We have found out they like stories that deal with identity that in some ways give them an identity. So articles about Trump, Brexit, Black Lives Matter, whether you approve or oppose those things, help clarify your identity.  So people read them.

An article about the nuances of Joe Biden’s climate policy it doesn’t have that identity appeal so it will be less well-read. And so elite media fixated on trump for years and he drove the news agenda.

And once the media are in a position of debating whether a falsehood is true, truth has already lost because “post-live” fact-checking rarely has the impact of the original lie.

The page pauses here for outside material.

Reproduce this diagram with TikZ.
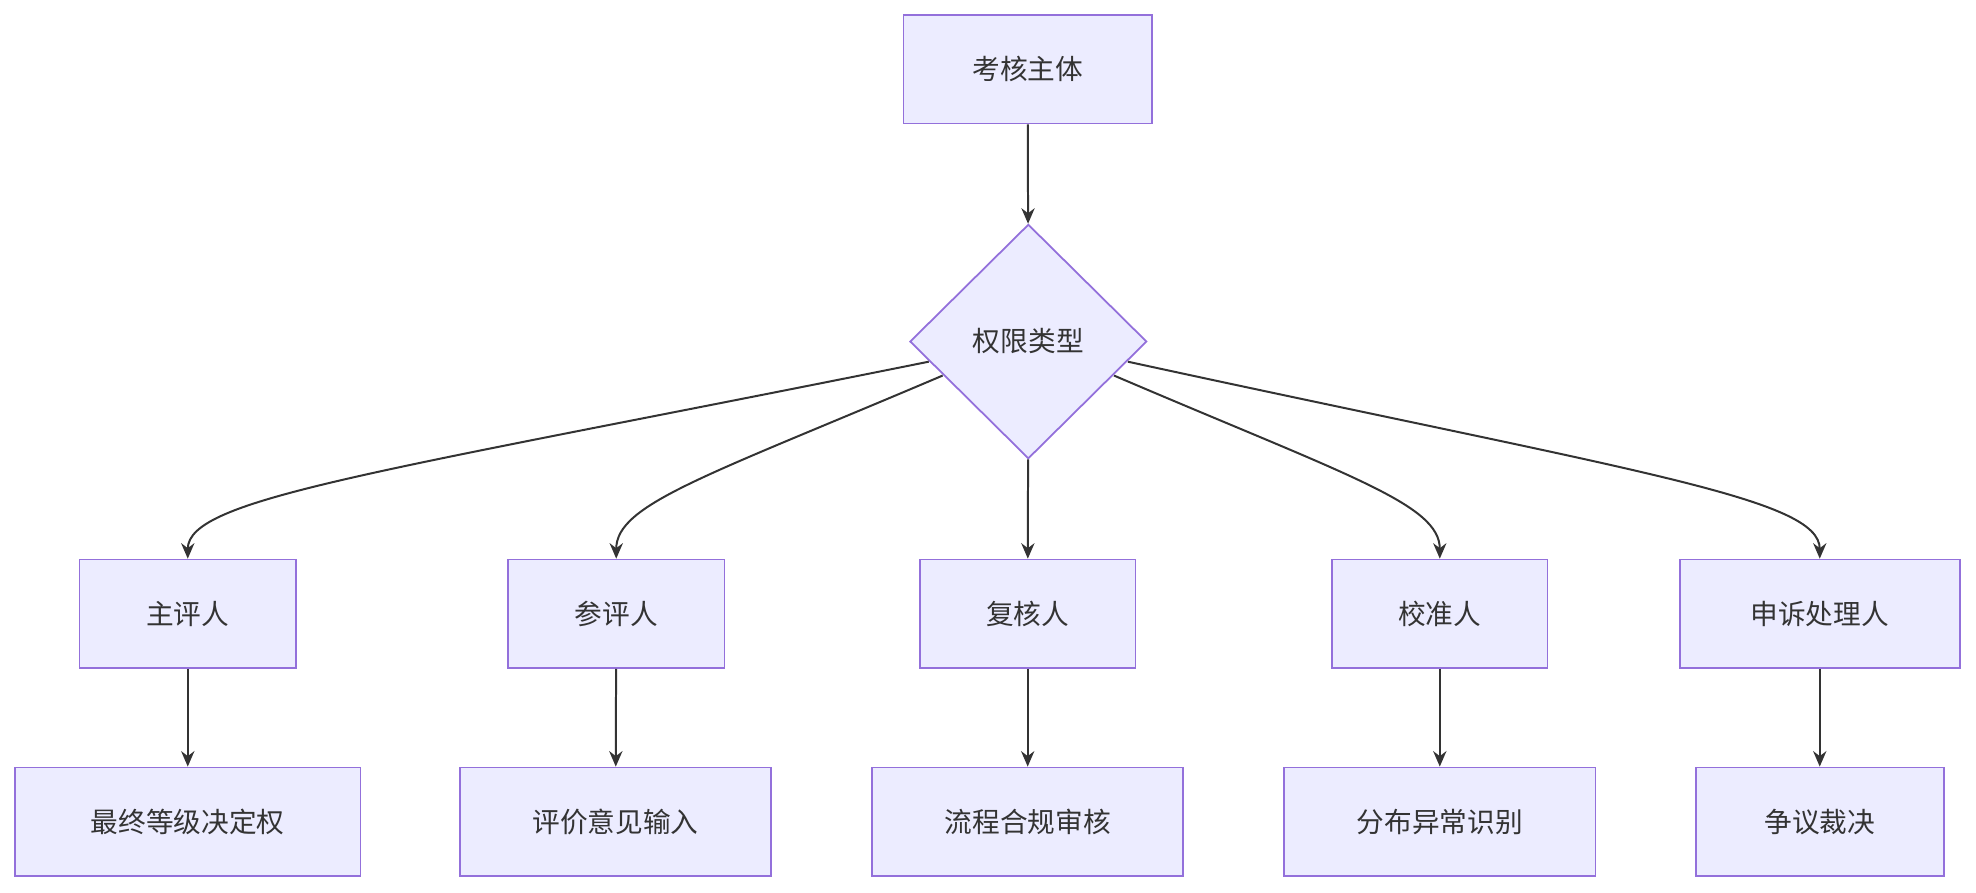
\documentclass[tikz,border=0pt]{standalone}
\usepackage{fontspec}
\setmainfont{Noto Sans CJK SC}
\usetikzlibrary{shapes.geometric,arrows.meta}
\definecolor{nfill}{HTML}{ECECFF}
\definecolor{nbord}{HTML}{9370DB}
\definecolor{ln}{HTML}{333333}
\begin{document}
\begin{tikzpicture}[x=0.02cm,y=-0.02cm,
 box/.style={draw=nbord,fill=nfill,line width=0.8pt,minimum height=1.72cm,text=ln,font=\fontsize{12.5}{15}\selectfont,inner sep=0pt},
 dia/.style={diamond,draw=nbord,fill=nfill,line width=0.8pt,minimum width=3.76cm,minimum height=3.72cm,inner sep=0pt,text=ln,font=\fontsize{12.5}{15}\selectfont},
 arr/.style={draw=ln,line width=0.9pt,-{Stealth[length=7pt,width=6pt]}}]
\useasboundingbox (0,0) rectangle (1568,708);
\node[box,minimum width=3.94cm] (top) at (815.5,55) {考核主体};
\node[dia] (d) at (816,271) {权限类型};
\node[box,minimum width=3.44cm] (a1) at (149,487) {主评人};
\node[box,minimum width=3.44cm] (a2) at (489,487) {参评人};
\node[box,minimum width=3.42cm] (a3) at (815.5,487) {复核人};
\node[box,minimum width=3.42cm] (a4) at (1142.5,487) {校准人};
\node[box,minimum width=4.44cm] (a5) at (1444,487) {申诉处理人};
\node[box,minimum width=5.48cm] (b1) at (149,652) {最终等级决定权};
\node[box,minimum width=4.94cm] (b2) at (488.5,652) {评价意见输入};
\node[box,minimum width=4.94cm] (b3) at (815.5,652) {流程合规审核};
\node[box,minimum width=4.94cm] (b4) at (1142.5,652) {分布异常识别};
\node[box,minimum width=3.94cm] (b5) at (1444,652) {争议裁决};
\coordinate (p1) at (737,287);
\coordinate (p2) at (748,298);
\coordinate (p4) at (884,298);
\coordinate (p5) at (895,287);
\draw[arr] (top) -- (d);
\draw[arr] (p1) .. controls (300,375) and (149,395) .. (a1.north);
\draw[arr] (p2) .. controls (560,378) and (489,400) .. (a2.north);
\draw[arr] (d) -- (a3);
\draw[arr] (p4) .. controls (1071,378) and (1142.5,400) .. (a4.north);
\draw[arr] (p5) .. controls (1300,375) and (1444,395) .. (a5.north);
\foreach \i in {1,...,5} \draw[arr] (a\i) -- (b\i);
\end{tikzpicture}
\end{document}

This leads to a situation where “what’s popular” trumps “what’s true”. And the polarisation that follows invokes some intolerance of the reporting of ‘non liberal’ matters within liberalised readerships of the NYT, The Economist and the FT.

But there’s been a change since November, in the US at least:

Happily I think we’ve learned during this era how to cover lies. It’s taken too long, but since the election in the US the media has stopped repeating Trump’s lies about election fraud. They don’t specify his claims in detail and take them seriously.

They just say the President repeated his baseless claims.

What’s happening too late is that newspapers are adopting a kind of legal, scientific model of truth. You can’t walk into a law court and just make unsubstantiated claims without any evidence. You can’t do that in a scientific journal either.

I think newspapers are starting to function that way too. You cannot come into our pages and make claims without any evidence that vaccines don’t work or climate change doesn’t exist. We no longer print that kind of stuff.

One of the great affordances of the Trump era was for the rest of us to indulge ourselves in the illusion this was a US disease (which of course it is). But as Kuper has noted that what’s popular has been more likely to take in European papers too.

Political lying, according to one of Ireland’s most revered broadcasters, has been an established part of Ireland’s own media landscape for years, with journalists unable to figure out how to work around it.

The solution, Kuper suggest, is to reduce reliance on “politicians giving their spin” and more on hearing from the likes of lorry drivers, trade negotiators, and exporters. In other words, we need more analysis, and less opinion or spin.

In cutting down reliance on the he said/she said (or worse) stenographising of politicians, journalists can incentivise politicians to tell the actual truth and thus enhance trust and reputation and underline the legitimacy of both professions.